I should clarify: I agree that it could be worth exploring this Size & Offset naming scheme. Those names certainly makes more sense than UInt and Int, especially for Python programmers, who are used to the idea that “Int” means “an arbitrary length integer”, and that integers can never underflow or overflow.

That is part of the reason I want to change the name, but the other reason is that there are multiple generations of programmers trained on “use int by default”. It may introduce some cognitive overhead to start with, but I think that not having an int in Rust is part of why we see the “correct” (as far as the hardware is concerned) types used more heavily. It’s possible that a name change may bring about a behavior change in developers.

We just need to ensure that the average programmer is able to use Size safely and correctly.

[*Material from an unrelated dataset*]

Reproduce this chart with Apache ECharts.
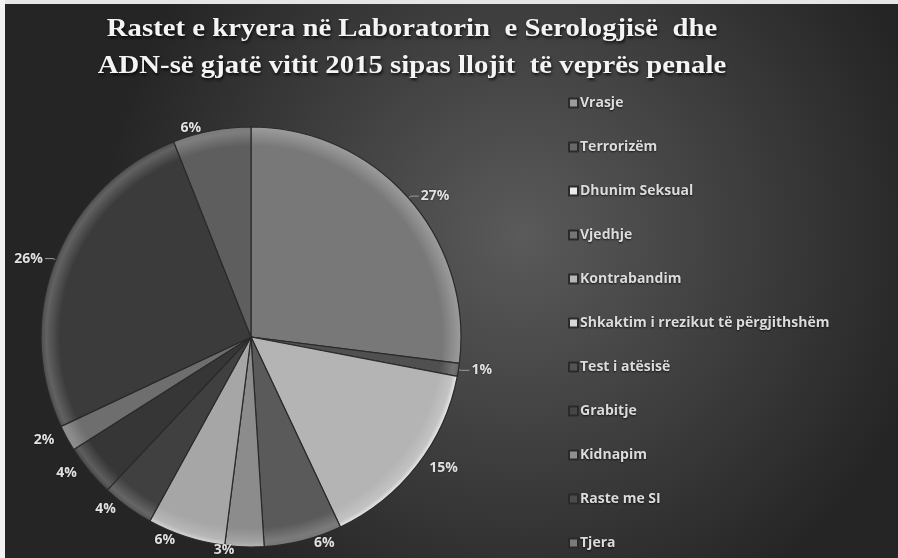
<!DOCTYPE html>
<html>
<head>
<meta charset="utf-8">
<script src="https://cdn.jsdelivr.net/npm/echarts@6/dist/echarts.min.js"></script>
<style>
  html, body { margin: 0; padding: 0; background: #fff; }
  #main { width: 898px; height: 558px; }
</style>
</head>
<body>
<div id="main"></div>
<script>
// kategoritë sipas legjendës
const categories = [
  'Vrasje', 'Terrorizëm', 'Dhunim Seksual', 'Vjedhje', 'Kontrabandim',
  'Shkaktim i rrezikut të përgjithshëm', 'Test i atësisë', 'Grabitje',
  'Kidnapim', 'Raste me SI', 'Tjera'
];
// përqindjet e lexuara nga grafiku
const values = [27, 1, 15, 6, 3, 6, 4, 4, 2, 26, 6];
const sliceColors = [
  '#787878', '#505050', '#b4b4b4', '#5a5a5a', '#8c8c8c',
  '#a6a6a6', '#404040', '#363636', '#6e6e6e', '#3b3b3b', '#5e5e5e'
];
const withLine = ['Vrasje', 'Terrorizëm', 'Raste me SI'];

const cx = 251, cy = 337, R = 210;

const chart = echarts.init(document.getElementById('main'));

const pieData = categories.map((name, i) => ({
  name: name,
  value: values[i],
  itemStyle: {
    color: {
      type: 'radial', x: cx, y: cy, r: R, global: true,
      colorStops: [
        { offset: 0, color: sliceColors[i] },
        { offset: 0.91, color: sliceColors[i] },
        { offset: 0.975, color: echarts.color.lift(sliceColors[i], 0.2) },
        { offset: 1, color: echarts.color.lift(sliceColors[i], -0.3) }
      ]
    }
  },
  labelLine: { show: withLine.indexOf(name) >= 0 }
}));

const option = {
  backgroundColor: {
    type: 'radial', x: 0.58, y: 0.42, r: 0.75,
    colorStops: [
      { offset: 0, color: '#5a5a5a' },
      { offset: 1, color: '#252525' }
    ]
  },
  animation: false,
  graphic: [
    { type: 'rect', shape: { x: 0, y: 0, width: 898, height: 4 }, style: { fill: '#e6e6e6' } },
    { type: 'rect', shape: { x: 0, y: 0, width: 5, height: 558 }, style: { fill: '#f2f2f2' } },
    {
      // titulli, i zgjeruar horizontalisht si në origjinal
      type: 'text',
      x: 412, y: 11,
      scaleX: 1.15,
      originX: 0,
      originY: 0,
      style: {
        text: 'Rastet e kryera në Laboratorin  e Serologjisë  dhe\nADN-së gjatë vitit 2015 sipas llojit  të veprës penale',
        align: 'center',
        fontFamily: 'Liberation Serif',
        fontWeight: 'bold',
        fontSize: 25,
        lineHeight: 37,
        fill: '#f4f4f4',
        textShadowColor: 'rgba(0,0,0,0.8)',
        textShadowBlur: 3,
        textShadowOffsetX: 1,
        textShadowOffsetY: 2
      }
    }
  ],
  legend: {
    orient: 'vertical',
    left: 563,
    top: 90,
    height: 470,
    icon: 'rect',
    itemWidth: 9,
    itemHeight: 9,
    itemGap: 28,
    data: categories,
    textStyle: {
      color: '#dcdcdc',
      fontFamily: 'Open Sans',
      fontWeight: 'bold',
      fontSize: 14,
      lineHeight: 16,
      padding: [0, 0, 0, -3],
      textShadowColor: 'rgba(0,0,0,0.7)',
      textShadowBlur: 2,
      textShadowOffsetY: 1
    }
  },
  series: [{
    type: 'pie',
    center: [cx, cy],
    radius: R,
    startAngle: 90,
    clockwise: true,
    avoidLabelOverlap: false,
    data: pieData,
    itemStyle: {
      borderColor: '#2a2a2a',
      borderWidth: 1.2
    },
    label: {
      show: true,
      position: 'outside',
      formatter: '{d}%',
      color: '#e0e0e0',
      fontFamily: 'Open Sans',
      fontWeight: 'bold',
      fontSize: 14,
      distanceToLabelLine: 2,
      textShadowColor: 'rgba(0,0,0,0.6)',
      textShadowBlur: 2
    },
    labelLine: {
      length: 3,
      length2: 8,
      lineStyle: { color: '#9a9a9a', width: 1 }
    }
  }]
};

chart.setOption(option);
</script>
</body>
</html>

I think that making checked the default will probably do that just fine. I have some ideas for how to reduce the overhead of this (ex: Integer[min: IntLiteral, max: IntLiteral]) but that may have a fairly substantial compile-time impact.

There is also the question of negative indexing. As I’ve said before, I think that having it everywhere by default is dangerous since people from languages without that convention may not think of it, and simply cause errors when it is used.

Agreed. If collections that support negative indexing have the same signature for __getitem__ as those that don’t, that’s going to be a source of bugs. Although, I’m not sure how commonly such bugs would occur in practice.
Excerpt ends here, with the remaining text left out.